Got this from the web
A quick history

The 7T59 calibre lived a short, but glorious, life from 1991 to 1993 and is still, in the analog watch world, one of the most complicated movement manufactured for the consumer grade segment. There is a school of thoughts that Seiko's own 7A28/38 is a superior movement, but let's not forget that the 7T59 is, to this day, the only analog 1/100th second chronograph offering day + date + GMT functions. Nothing in the current Seiko range of Coutura, Sportura, Premier, and even Velatura, offers as much. Nor can we find any watch like that in the catalogues of other brands.

Seiko Japan said that they manufactured the 7T59 to prove to the world it could be done. The reason they gave to explain the end of production was that digital watches had become all the rage and could offer the same functions for a lot less money. It is true that, for its days, the 7T59 range was expensive, with typical street prices between $750 and $1000, and over, depending on the model. If we calculate the cost of purchasing a 7T59 in constant US Dollars over 20 years, the introductory price of $2200 for the Masterpiece in 1992 would equate to $3500 in 2012. In the current Seiko range, this price is about the same as the RRP for the Ananta automatic chronograph, model SRQ005J1, with its calibre 8R24. Not cheap indeed. We can assume that development costs had been such that Seiko needed a high RRP to recover their costs.

The 7T59s are also linked to the Olympics of 1992. At the Barcelona Summer games, Seiko was the official timekeeper and ran an advertising campaign to showcase the 1/100th second chronograph technology alongside the need for accuracy of Olympic events (see the Media/Adverts section).

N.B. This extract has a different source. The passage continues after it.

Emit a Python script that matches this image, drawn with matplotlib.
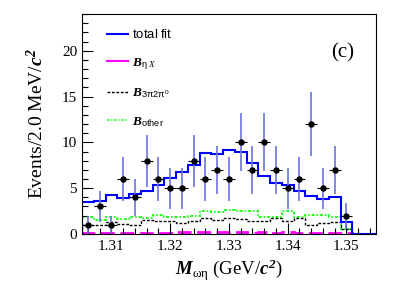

For us, 7T59 afficionados, this series is quite special as the 7T59s were:

1. World's very first 1/100th second quartz chronographs.
2. Only produced from very late 1991 thru to early 1993, a short run for Seiko models.
3. Only 12 hour 1/100th second quartz chronographs ever made with Day+Date+GMT
(other than digital watches) by any manufacturer.
4. Never marketed or sold in the USA.
5. There has never been anything like them before or since in the analog watch world.
6. Have you seen the dance of the 10th and 100th second hands? Truly mesmerizing!